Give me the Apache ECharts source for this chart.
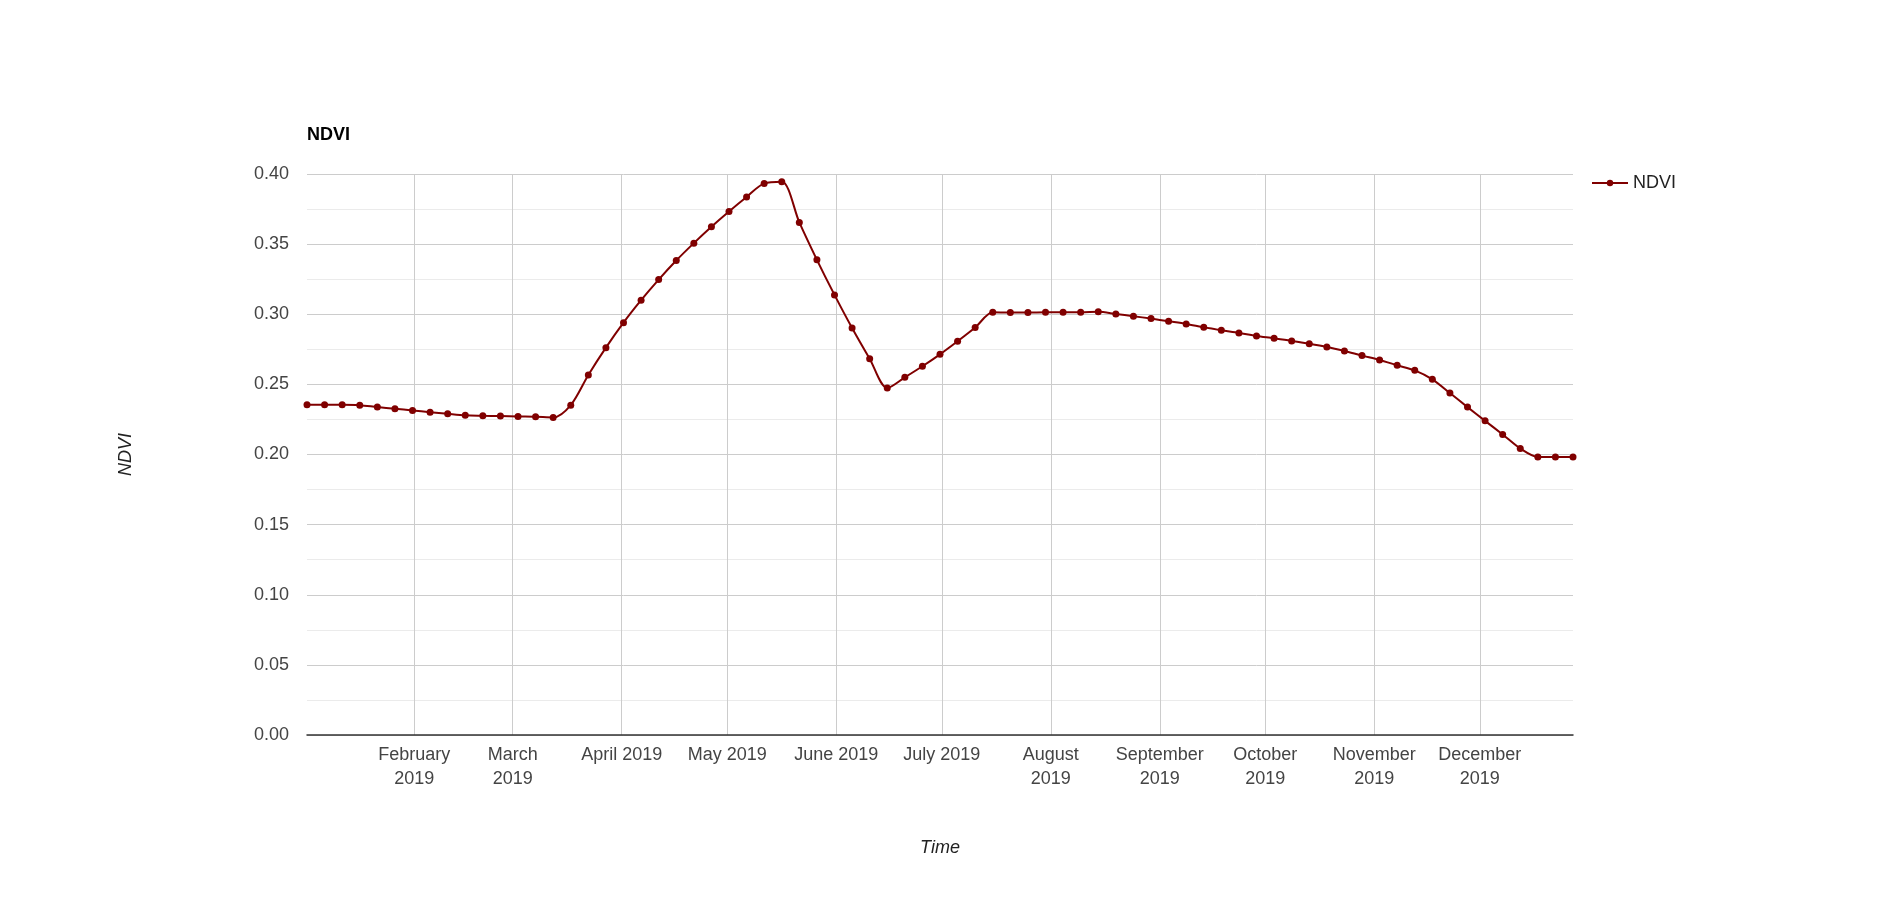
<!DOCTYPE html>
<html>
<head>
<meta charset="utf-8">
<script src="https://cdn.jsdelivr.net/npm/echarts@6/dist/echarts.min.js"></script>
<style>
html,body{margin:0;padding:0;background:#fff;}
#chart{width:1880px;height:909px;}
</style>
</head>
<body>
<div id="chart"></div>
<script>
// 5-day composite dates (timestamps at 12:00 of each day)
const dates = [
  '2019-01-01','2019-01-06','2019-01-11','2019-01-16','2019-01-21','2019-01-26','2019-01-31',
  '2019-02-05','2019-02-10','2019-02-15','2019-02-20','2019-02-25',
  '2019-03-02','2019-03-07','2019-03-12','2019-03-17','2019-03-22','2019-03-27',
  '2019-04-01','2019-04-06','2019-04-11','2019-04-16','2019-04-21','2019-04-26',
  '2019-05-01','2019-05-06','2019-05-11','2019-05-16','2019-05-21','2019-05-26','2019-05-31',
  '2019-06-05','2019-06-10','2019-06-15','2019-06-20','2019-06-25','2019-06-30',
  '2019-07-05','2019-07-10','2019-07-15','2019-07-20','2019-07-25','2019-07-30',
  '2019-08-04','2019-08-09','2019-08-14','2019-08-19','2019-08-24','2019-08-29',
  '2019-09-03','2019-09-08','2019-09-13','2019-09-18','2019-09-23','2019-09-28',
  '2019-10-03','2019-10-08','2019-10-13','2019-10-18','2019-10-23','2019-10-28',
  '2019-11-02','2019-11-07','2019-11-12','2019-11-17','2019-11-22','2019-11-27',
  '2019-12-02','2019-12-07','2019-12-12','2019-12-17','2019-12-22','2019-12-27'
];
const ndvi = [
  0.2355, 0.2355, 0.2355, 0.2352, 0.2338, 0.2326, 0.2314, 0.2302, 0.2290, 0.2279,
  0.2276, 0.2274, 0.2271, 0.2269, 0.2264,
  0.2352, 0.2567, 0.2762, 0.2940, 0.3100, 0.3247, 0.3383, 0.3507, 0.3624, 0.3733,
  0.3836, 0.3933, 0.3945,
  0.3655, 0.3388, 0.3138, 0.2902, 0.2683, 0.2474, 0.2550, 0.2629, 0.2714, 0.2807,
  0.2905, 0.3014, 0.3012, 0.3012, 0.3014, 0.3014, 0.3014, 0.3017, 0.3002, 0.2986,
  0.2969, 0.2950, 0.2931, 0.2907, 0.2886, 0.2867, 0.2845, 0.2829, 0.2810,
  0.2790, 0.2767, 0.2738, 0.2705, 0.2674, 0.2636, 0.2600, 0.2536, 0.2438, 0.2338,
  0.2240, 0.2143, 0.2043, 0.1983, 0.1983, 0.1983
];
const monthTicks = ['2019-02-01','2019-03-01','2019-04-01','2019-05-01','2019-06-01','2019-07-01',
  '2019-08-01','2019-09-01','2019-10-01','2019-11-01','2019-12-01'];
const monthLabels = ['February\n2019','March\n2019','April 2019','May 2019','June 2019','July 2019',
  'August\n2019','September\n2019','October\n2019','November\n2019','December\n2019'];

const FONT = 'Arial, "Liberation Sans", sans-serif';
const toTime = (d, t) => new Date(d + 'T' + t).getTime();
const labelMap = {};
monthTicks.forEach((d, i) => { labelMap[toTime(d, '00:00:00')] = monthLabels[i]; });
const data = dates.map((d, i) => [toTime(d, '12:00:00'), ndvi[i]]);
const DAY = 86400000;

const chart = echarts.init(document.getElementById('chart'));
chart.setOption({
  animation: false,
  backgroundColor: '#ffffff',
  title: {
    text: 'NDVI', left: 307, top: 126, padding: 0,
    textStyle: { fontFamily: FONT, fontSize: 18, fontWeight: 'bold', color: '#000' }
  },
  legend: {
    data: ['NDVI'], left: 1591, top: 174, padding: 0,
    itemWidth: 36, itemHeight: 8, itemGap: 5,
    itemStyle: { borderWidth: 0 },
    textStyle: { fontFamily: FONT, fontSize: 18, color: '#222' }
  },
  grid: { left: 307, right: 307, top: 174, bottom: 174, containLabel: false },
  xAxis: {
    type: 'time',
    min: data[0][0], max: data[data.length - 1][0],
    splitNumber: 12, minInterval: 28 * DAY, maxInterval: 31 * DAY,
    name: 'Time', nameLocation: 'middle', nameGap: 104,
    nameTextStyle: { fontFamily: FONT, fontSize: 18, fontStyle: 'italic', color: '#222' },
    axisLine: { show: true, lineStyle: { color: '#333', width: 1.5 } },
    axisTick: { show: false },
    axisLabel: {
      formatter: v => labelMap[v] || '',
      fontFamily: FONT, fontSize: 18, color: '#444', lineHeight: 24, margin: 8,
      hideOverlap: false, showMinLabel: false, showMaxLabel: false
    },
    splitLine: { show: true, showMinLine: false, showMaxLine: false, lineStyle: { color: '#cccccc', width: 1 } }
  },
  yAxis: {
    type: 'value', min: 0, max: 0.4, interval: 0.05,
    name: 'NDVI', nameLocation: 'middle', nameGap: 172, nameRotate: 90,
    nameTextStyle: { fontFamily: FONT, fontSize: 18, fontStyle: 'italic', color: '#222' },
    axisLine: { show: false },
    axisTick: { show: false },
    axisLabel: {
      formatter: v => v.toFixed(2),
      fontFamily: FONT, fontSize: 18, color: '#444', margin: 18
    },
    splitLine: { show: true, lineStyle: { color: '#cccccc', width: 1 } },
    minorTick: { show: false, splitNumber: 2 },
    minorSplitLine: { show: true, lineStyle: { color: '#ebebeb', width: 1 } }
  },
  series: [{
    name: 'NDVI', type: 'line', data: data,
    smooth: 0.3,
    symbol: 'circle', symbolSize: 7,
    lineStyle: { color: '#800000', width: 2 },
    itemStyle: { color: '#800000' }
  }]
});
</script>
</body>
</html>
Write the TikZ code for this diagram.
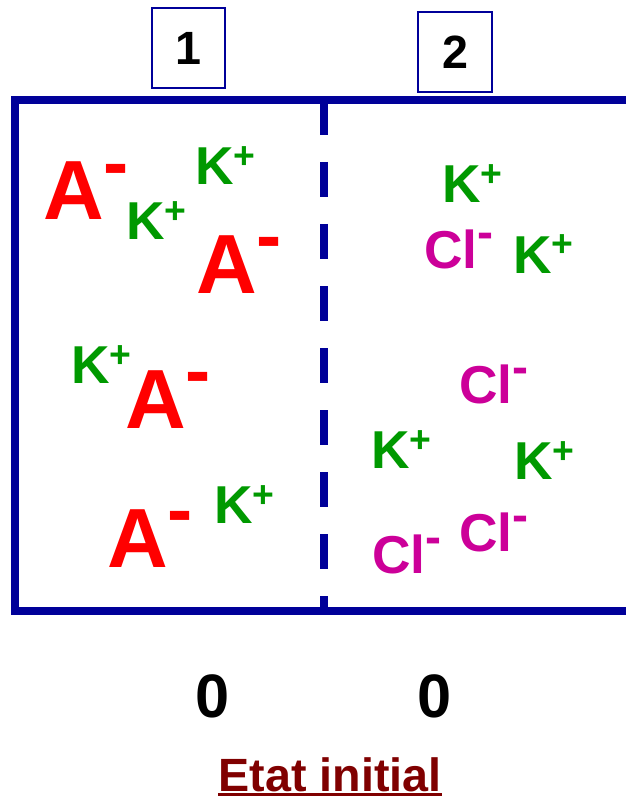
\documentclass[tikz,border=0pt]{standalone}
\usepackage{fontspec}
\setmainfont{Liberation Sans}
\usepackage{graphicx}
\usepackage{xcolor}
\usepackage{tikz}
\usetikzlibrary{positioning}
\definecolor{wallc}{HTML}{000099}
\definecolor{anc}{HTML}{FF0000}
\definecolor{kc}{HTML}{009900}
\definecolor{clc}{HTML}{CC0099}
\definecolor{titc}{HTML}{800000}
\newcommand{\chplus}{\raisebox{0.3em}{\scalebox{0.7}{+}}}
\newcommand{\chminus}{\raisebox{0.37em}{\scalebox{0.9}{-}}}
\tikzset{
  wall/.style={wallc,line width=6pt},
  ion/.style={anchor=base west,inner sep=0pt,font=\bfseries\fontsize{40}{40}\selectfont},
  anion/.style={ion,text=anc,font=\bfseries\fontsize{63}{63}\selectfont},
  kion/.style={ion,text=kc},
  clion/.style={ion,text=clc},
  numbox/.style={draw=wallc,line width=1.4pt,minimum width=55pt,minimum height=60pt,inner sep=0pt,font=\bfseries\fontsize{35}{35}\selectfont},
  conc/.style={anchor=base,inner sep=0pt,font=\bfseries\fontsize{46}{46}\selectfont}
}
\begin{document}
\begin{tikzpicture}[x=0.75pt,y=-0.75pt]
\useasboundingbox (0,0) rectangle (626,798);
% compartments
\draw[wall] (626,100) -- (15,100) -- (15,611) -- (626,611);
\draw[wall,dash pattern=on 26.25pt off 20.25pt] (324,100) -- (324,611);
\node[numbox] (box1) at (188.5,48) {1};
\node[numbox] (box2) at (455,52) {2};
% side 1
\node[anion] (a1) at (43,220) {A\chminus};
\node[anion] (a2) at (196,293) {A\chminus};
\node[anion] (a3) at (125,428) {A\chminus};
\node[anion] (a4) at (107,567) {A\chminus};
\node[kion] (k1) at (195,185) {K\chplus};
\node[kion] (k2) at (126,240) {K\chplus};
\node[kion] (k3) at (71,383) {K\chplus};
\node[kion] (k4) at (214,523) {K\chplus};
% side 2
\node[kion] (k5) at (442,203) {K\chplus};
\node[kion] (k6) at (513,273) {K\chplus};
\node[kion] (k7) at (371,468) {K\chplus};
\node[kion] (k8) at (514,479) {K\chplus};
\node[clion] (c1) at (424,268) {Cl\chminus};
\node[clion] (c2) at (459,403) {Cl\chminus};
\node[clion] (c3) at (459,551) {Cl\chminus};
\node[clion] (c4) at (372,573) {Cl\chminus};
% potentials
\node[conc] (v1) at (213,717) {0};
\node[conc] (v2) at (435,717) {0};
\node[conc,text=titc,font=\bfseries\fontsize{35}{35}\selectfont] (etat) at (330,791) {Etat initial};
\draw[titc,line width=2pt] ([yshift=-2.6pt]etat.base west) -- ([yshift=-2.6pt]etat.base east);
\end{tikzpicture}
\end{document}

# [Written instruction]
From the data, collect all lines where the string "this" appears.

# [Final result]
Give me the Apache ECharts source for this chart.
Write the TikZ code for this diagram.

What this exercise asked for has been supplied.